Output the data that follows exactly, line for line.

Data segment:

..........

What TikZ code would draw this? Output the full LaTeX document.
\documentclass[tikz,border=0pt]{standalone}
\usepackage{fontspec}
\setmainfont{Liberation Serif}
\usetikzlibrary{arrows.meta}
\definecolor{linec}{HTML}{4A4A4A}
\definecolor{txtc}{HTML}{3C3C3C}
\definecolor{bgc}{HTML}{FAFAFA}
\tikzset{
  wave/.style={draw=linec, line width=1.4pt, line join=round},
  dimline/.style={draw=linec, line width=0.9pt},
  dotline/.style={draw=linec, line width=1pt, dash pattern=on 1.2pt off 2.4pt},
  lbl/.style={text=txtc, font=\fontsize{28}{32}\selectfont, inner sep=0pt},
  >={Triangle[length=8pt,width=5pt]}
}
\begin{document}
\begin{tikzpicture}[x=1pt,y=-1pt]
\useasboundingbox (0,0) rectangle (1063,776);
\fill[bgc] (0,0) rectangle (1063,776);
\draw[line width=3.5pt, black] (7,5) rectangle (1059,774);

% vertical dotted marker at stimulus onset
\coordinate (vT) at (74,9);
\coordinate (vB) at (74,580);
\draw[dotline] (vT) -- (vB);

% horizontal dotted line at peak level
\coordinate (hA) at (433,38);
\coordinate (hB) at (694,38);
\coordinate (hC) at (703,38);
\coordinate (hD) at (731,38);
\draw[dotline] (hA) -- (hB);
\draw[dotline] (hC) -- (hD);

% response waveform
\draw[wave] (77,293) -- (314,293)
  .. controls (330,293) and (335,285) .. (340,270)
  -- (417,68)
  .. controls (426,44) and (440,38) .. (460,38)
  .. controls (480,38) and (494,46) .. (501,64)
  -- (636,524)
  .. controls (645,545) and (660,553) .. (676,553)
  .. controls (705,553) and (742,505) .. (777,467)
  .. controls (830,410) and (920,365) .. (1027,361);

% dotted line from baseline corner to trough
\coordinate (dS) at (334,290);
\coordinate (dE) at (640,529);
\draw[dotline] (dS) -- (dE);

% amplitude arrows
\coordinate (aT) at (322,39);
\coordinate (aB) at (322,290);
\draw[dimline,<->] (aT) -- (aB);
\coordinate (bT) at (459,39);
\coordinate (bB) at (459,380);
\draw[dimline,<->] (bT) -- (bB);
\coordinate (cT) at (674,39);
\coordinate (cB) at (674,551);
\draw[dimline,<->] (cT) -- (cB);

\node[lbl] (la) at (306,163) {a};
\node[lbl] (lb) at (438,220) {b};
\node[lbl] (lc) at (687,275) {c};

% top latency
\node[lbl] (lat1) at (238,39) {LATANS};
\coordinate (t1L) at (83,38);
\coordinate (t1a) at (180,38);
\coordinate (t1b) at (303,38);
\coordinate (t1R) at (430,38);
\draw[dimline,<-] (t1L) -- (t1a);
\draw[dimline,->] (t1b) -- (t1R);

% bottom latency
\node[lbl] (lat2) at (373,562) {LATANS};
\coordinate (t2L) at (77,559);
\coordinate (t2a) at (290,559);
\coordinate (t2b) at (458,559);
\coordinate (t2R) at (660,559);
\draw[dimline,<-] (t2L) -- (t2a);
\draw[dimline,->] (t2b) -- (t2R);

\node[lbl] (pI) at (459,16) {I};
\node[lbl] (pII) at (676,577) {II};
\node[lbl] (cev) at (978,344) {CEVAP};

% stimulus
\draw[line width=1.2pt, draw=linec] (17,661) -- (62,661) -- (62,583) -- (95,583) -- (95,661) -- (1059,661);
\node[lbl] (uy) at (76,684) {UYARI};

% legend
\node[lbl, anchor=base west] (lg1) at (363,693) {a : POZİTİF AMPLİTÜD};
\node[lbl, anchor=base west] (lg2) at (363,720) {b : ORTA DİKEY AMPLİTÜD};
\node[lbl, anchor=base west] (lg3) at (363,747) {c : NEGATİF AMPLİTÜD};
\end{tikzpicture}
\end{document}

..........

Solution below:
What TikZ code would draw this? Output the full LaTeX document.
\documentclass[tikz,border=0pt]{standalone}
\usepackage{fontspec}
\setmainfont{Liberation Serif}
\usetikzlibrary{arrows.meta}
\definecolor{linec}{HTML}{4A4A4A}
\definecolor{txtc}{HTML}{3C3C3C}
\definecolor{bgc}{HTML}{FAFAFA}
\tikzset{
  wave/.style={draw=linec, line width=1.4pt, line join=round},
  dimline/.style={draw=linec, line width=0.9pt},
  dotline/.style={draw=linec, line width=1pt, dash pattern=on 1.2pt off 2.4pt},
  lbl/.style={text=txtc, font=\fontsize{28}{32}\selectfont, inner sep=0pt},
  >={Triangle[length=8pt,width=5pt]}
}
\begin{document}
\begin{tikzpicture}[x=1pt,y=-1pt]
\useasboundingbox (0,0) rectangle (1063,776);
\fill[bgc] (0,0) rectangle (1063,776);
\draw[line width=3.5pt, black] (7,5) rectangle (1059,774);

% vertical dotted marker at stimulus onset
\coordinate (vT) at (74,9);
\coordinate (vB) at (74,580);
\draw[dotline] (vT) -- (vB);

% horizontal dotted line at peak level
\coordinate (hA) at (433,38);
\coordinate (hB) at (694,38);
\coordinate (hC) at (703,38);
\coordinate (hD) at (731,38);
\draw[dotline] (hA) -- (hB);
\draw[dotline] (hC) -- (hD);

% response waveform
\draw[wave] (77,293) -- (314,293)
  .. controls (330,293) and (335,285) .. (340,270)
  -- (417,68)
  .. controls (426,44) and (440,38) .. (460,38)
  .. controls (480,38) and (494,46) .. (501,64)
  -- (636,524)
  .. controls (645,545) and (660,553) .. (676,553)
  .. controls (705,553) and (742,505) .. (777,467)
  .. controls (830,410) and (920,365) .. (1027,361);

% dotted line from baseline corner to trough
\coordinate (dS) at (334,290);
\coordinate (dE) at (640,529);
\draw[dotline] (dS) -- (dE);

% amplitude arrows
\coordinate (aT) at (322,39);
\coordinate (aB) at (322,290);
\draw[dimline,<->] (aT) -- (aB);
\coordinate (bT) at (459,39);
\coordinate (bB) at (459,380);
\draw[dimline,<->] (bT) -- (bB);
\coordinate (cT) at (674,39);
\coordinate (cB) at (674,551);
\draw[dimline,<->] (cT) -- (cB);

\node[lbl] (la) at (306,163) {a};
\node[lbl] (lb) at (438,220) {b};
\node[lbl] (lc) at (687,275) {c};

% top latency
\node[lbl] (lat1) at (238,39) {LATANS};
\coordinate (t1L) at (83,38);
\coordinate (t1a) at (180,38);
\coordinate (t1b) at (303,38);
\coordinate (t1R) at (430,38);
\draw[dimline,<-] (t1L) -- (t1a);
\draw[dimline,->] (t1b) -- (t1R);

% bottom latency
\node[lbl] (lat2) at (373,562) {LATANS};
\coordinate (t2L) at (77,559);
\coordinate (t2a) at (290,559);
\coordinate (t2b) at (458,559);
\coordinate (t2R) at (660,559);
\draw[dimline,<-] (t2L) -- (t2a);
\draw[dimline,->] (t2b) -- (t2R);

\node[lbl] (pI) at (459,16) {I};
\node[lbl] (pII) at (676,577) {II};
\node[lbl] (cev) at (978,344) {CEVAP};

% stimulus
\draw[line width=1.2pt, draw=linec] (17,661) -- (62,661) -- (62,583) -- (95,583) -- (95,661) -- (1059,661);
\node[lbl] (uy) at (76,684) {UYARI};

% legend
\node[lbl, anchor=base west] (lg1) at (363,693) {a : POZİTİF AMPLİTÜD};
\node[lbl, anchor=base west] (lg2) at (363,720) {b : ORTA DİKEY AMPLİTÜD};
\node[lbl, anchor=base west] (lg3) at (363,747) {c : NEGATİF AMPLİTÜD};
\end{tikzpicture}
\end{document}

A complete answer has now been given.